A discussão sobre a estatueta da Pachamama no Sínodo da Amazônia em 2019 ilustra a desenvoltura de Francisco em suas relações com a piedade popular e a diversidade cultural. Ele abençoou uma representação de arte popular de uma mulher amazônica grávida que a delegação amazônica no Sínodo identificou como uma imagem da Virgem Maria. A obra de arte escandalizou os católicos tradicionalistas, mas não alarmou Francisco nem um pouco. Em vez disso, ele se escandalizava com a reação hostil deles à expressão de fé dos amazônicos. Claramente, Francisco acreditava que a piedade popular não deveria ser vista como uma ameaça à liturgia, mas como parceira em seu florescimento.

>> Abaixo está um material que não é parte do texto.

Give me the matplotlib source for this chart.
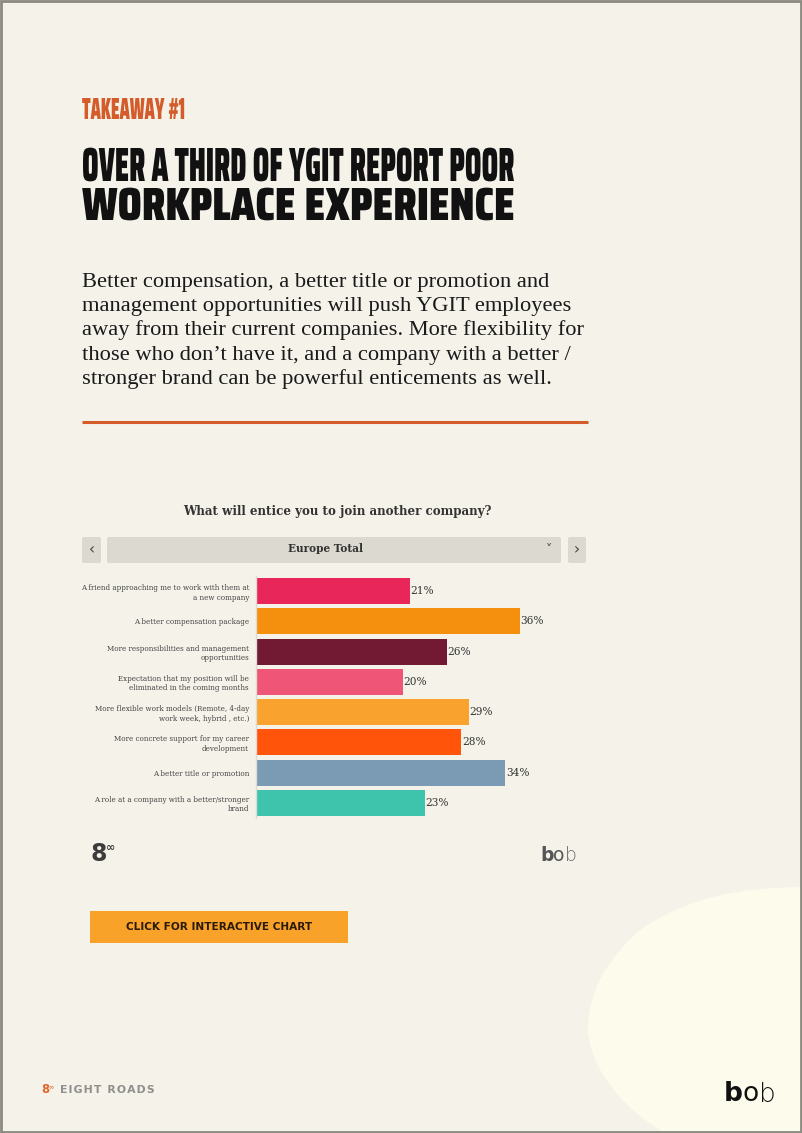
import os
import matplotlib
matplotlib.use("Agg")
import matplotlib.pyplot as plt
from matplotlib.patches import Rectangle, PathPatch, FancyBboxPatch
from matplotlib.path import Path
from matplotlib.textpath import TextPath
from matplotlib.transforms import Affine2D
from matplotlib import font_manager, patheffects
from matplotlib.font_manager import FontProperties

# --- data ---
categories = [
    "A friend approaching me to work with them at\na new company",
    "A better compensation package",
    "More responsibilities and management\nopportunities",
    "Expectation that my position will be\neliminated in the coming months",
    "More flexible work models (Remote, 4-day\nwork week, hybrid , etc.)",
    "More concrete support for my career\ndevelopment",
    "A better title or promotion",
    "A role at a company with a better/stronger\nbrand",
]
values = [21, 36, 26, 20, 29, 28, 34, 23]
bar_colors = ["#E8265A", "#F5900F", "#721A33", "#EE5577",
              "#F9A22E", "#FF540A", "#7B9AB3", "#3EC4AD"]

title_small = "TAKEAWAY #1"
title_line1 = "OVER A THIRD OF YGIT REPORT POOR"
title_line2 = "WORKPLACE EXPERIENCE"
body_lines = [
    "Better compensation, a better title or promotion and",
    "management opportunities will push YGIT employees",
    "away from their current companies. More flexibility for",
    "those who don\u2019t have it, and a company with a better /",
    "stronger brand can be powerful enticements as well.",
]
chart_title = "What will entice you to join another company?"
dropdown_label = "Europe Total"
button_label = "CLICK FOR INTERACTIVE CHART"

BG = "#F4F2E9"
ORANGE = "#D45B2A"
W, H = 802, 1133


# condensed faces for the headline, if any are installed
def _w(f):
    w = f.weight
    if isinstance(w, str):
        w = font_manager.weight_dict.get(w, 400)
    return w


narrow = []
for f in font_manager.fontManager.ttflist:
    base = os.path.basename(f.fname)
    if ("condensed" in str(f.stretch).lower() or "Condensed" in f.name or "Narrow" in f.name
            or "Condensed" in base or "Narrow" in base) and f.style == "normal":
        narrow.append(f)
narrow.sort(key=_w)
if narrow:
    FP_HEAVY = FontProperties(fname=narrow[-1].fname)
else:
    FP_HEAVY = FontProperties(family="DejaVu Sans", weight="bold")


class Stretch(patheffects.AbstractPathEffect):
    """draw text glyphs stretched upward from the baseline"""
    def __init__(self, sy):
        super().__init__()
        self.sy = sy

    def draw_path(self, renderer, gc, tpath, affine, rgbFace=None):
        renderer.draw_path(gc, tpath, Affine2D().scale(1, self.sy) + affine, rgbFace)


fig = plt.figure(figsize=(W / 100, H / 100), dpi=100)
fig.patch.set_facecolor(BG)
page = fig.add_axes([0, 0, 1, 1])
page.set_xlim(0, W)
page.set_ylim(H, 0)
page.axis("off")

# blob bottom right
verts = [(802, 887), (740, 888), (690, 896), (640, 930),
         (600, 965), (588, 1000), (588, 1030),
         (590, 1070), (625, 1110), (665, 1133),
         (802, 1133), (802, 887)]
codes = [Path.MOVETO, Path.CURVE4, Path.CURVE4, Path.CURVE4,
         Path.CURVE4, Path.CURVE4, Path.CURVE4,
         Path.CURVE4, Path.CURVE4, Path.CURVE4,
         Path.LINETO, Path.CLOSEPOLY]
page.add_patch(PathPatch(Path(verts, codes), facecolor="#FDFCEC", edgecolor="none"))

# page border
page.add_patch(Rectangle((1, 1), W - 2, H - 2, fill=False, edgecolor="#8A8A80", lw=2))


def headline(x, y, s, width, cap, fp, color):
    # font size from the wanted width, then stretch up to the cap height
    ink100 = TextPath((0, 0), s, size=100, prop=fp).get_extents().width * 100 / 72
    size = 100 * width / ink100
    capH = TextPath((0, 0), "H", size=size, prop=fp).get_extents().height * 100 / 72
    page.text(x, y, s, fontproperties=fp, fontsize=size, color=color, va="baseline",
              path_effects=[Stretch(cap / capH)])


headline(82, 119, title_small, 102, 21, FP_HEAVY, ORANGE)
headline(82, 181, title_line1, 431, 33, FP_HEAVY, "#111111")
headline(82, 220, title_line2, 431, 32, FP_HEAVY, "#111111")

for i, line in enumerate(body_lines):
    page.text(82, 287 + i * 24.2, line, family=["Liberation Serif", "DejaVu Serif"],
              fontsize=16.2, color="#1A1A1A", va="baseline")

page.plot([82, 588], [422, 422], color=ORANGE, lw=2.2, solid_capstyle="butt")

# chart header
page.text(337, 511, chart_title, family="DejaVu Serif", weight="bold", fontsize=8.6,
          color="#333333", ha="center", va="center")
for (x0, x1) in [(82, 101), (107, 561), (568, 586)]:
    page.add_patch(FancyBboxPatch((x0, 537), x1 - x0, 26,
                                  boxstyle="round,pad=0,rounding_size=2",
                                  facecolor="#DCD9D0", edgecolor="none"))
page.text(91.5, 550, "\u2039", fontsize=11, color="#444444", ha="center", va="center")
page.text(577, 550, "\u203a", fontsize=11, color="#444444", ha="center", va="center")
page.text(549, 550, "\u02c5", fontsize=9, color="#444444", ha="center", va="center")
page.text(325, 549, dropdown_label, family="DejaVu Serif", weight="bold", fontsize=7.6,
          color="#333333", ha="center", va="center")

# bar chart
ax = fig.add_axes([256 / W, 1 - 818 / H, (586 - 256) / W, (818 - 576) / H])
ax.set_facecolor("none")
ypos = list(range(len(values)))
ax.barh(ypos, values, height=0.86, color=bar_colors)
for y, v in zip(ypos, values):
    ax.text(v + 0.1, y, f"{v}%", family="DejaVu Serif", fontsize=7.6,
            color="#333333", ha="left", va="center")
ax.set_xlim(0, 45)
ax.set_ylim(len(values) - 0.5, -0.5)
ax.set_yticks(ypos)
ax.set_yticklabels(categories, family="DejaVu Serif", fontsize=5.1, color="#444444",
                   linespacing=1.25)
ax.tick_params(axis="y", length=0, pad=5)
ax.set_xticks([])
for s in ["top", "right", "bottom"]:
    ax.spines[s].set_visible(False)
ax.spines["left"].set_color("#DDDBD3")
ax.spines["left"].set_linewidth(1)

# chart footer logos
page.text(91, 861, "8", family="DejaVu Sans", weight="bold", fontsize=17,
          color="#3C3C3C", va="baseline")
page.text(106, 851, "\u221e", family="DejaVu Sans", weight="bold", fontsize=8,
          color="#3C3C3C", va="baseline")
b1 = page.text(540, 861, "b", family="DejaVu Sans", weight="bold", fontsize=13.5,
               color="#555555", va="baseline")
o1 = page.annotate("o", xy=(1, 0), xycoords=b1, family="DejaVu Sans", fontsize=13.5,
                   color="#555555", va="bottom")
page.annotate("b", xy=(1, 0), xycoords=o1, family="DejaVu Sans", weight="light",
              fontsize=13.5, color="#666666", va="bottom")

# button
page.add_patch(Rectangle((90, 911), 258, 32, facecolor="#F9A22A", edgecolor="none"))
page.text(219, 927, button_label, family="DejaVu Sans", weight="bold", fontsize=7.6,
          color="#2A1A0A", ha="center", va="center")

# page footer
page.text(41, 1093, "8", family="DejaVu Sans", weight="bold", fontsize=8.4,
          color="#E0672E", va="baseline")
page.text(48, 1088, "\u221e", family="DejaVu Sans", fontsize=4.5,
          color="#E0672E", va="baseline")
page.text(60, 1093, "\u200a".join("EIGHT ROADS"), family="DejaVu Sans",
          weight="bold", fontsize=7.8, color="#8F8F8C", va="baseline")
b2 = page.text(724, 1101, "b", family="DejaVu Sans", weight="bold", fontsize=19,
               color="#111111", va="baseline")
o2 = page.annotate("o", xy=(1, 0), xycoords=b2, family="DejaVu Sans", fontsize=19,
                   color="#111111", va="bottom")
page.annotate("b", xy=(1, 0), xycoords=o2, family="DejaVu Sans", weight="light",
              fontsize=19, color="#111111", va="bottom")

fig.savefig("out.png", dpi=100, facecolor=BG)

Qual a posição da Igreja atualmente em relação a essas questões litúrgicas? As decisões de Francisco em relação à liturgia, em alguns casos, estão consagradas no direito canônico, mas os ajustes de atitude necessários para tornar essas conquistas duradouras ainda estão em andamento. Os bispos americanos não têm pressa em admitir mulheres nos ministérios instituídos e têm resistido a revisitar suas problemáticas traduções litúrgicas, embora algumas outras conferências de língua inglesa tenham pedido uma reavaliação abrangente. Os católicos tradicionalistas aguardam, esperando que o próximo papa reverta as limitações de Francisco à celebração dos ritos mais antigos, e os oponentes da inculturação permanecem céticos. A resistência à liderança do Papa Francisco na liturgia ecoa o que vimos em outras frentes — como o cuidado com a criação, a valorização da humanidade dos migrantes e a solidariedade com os pobres. Será crucial, portanto, que o próximo papa retome essas questões de onde Francisco parou, com a mesma coragem e confiança que demonstrou.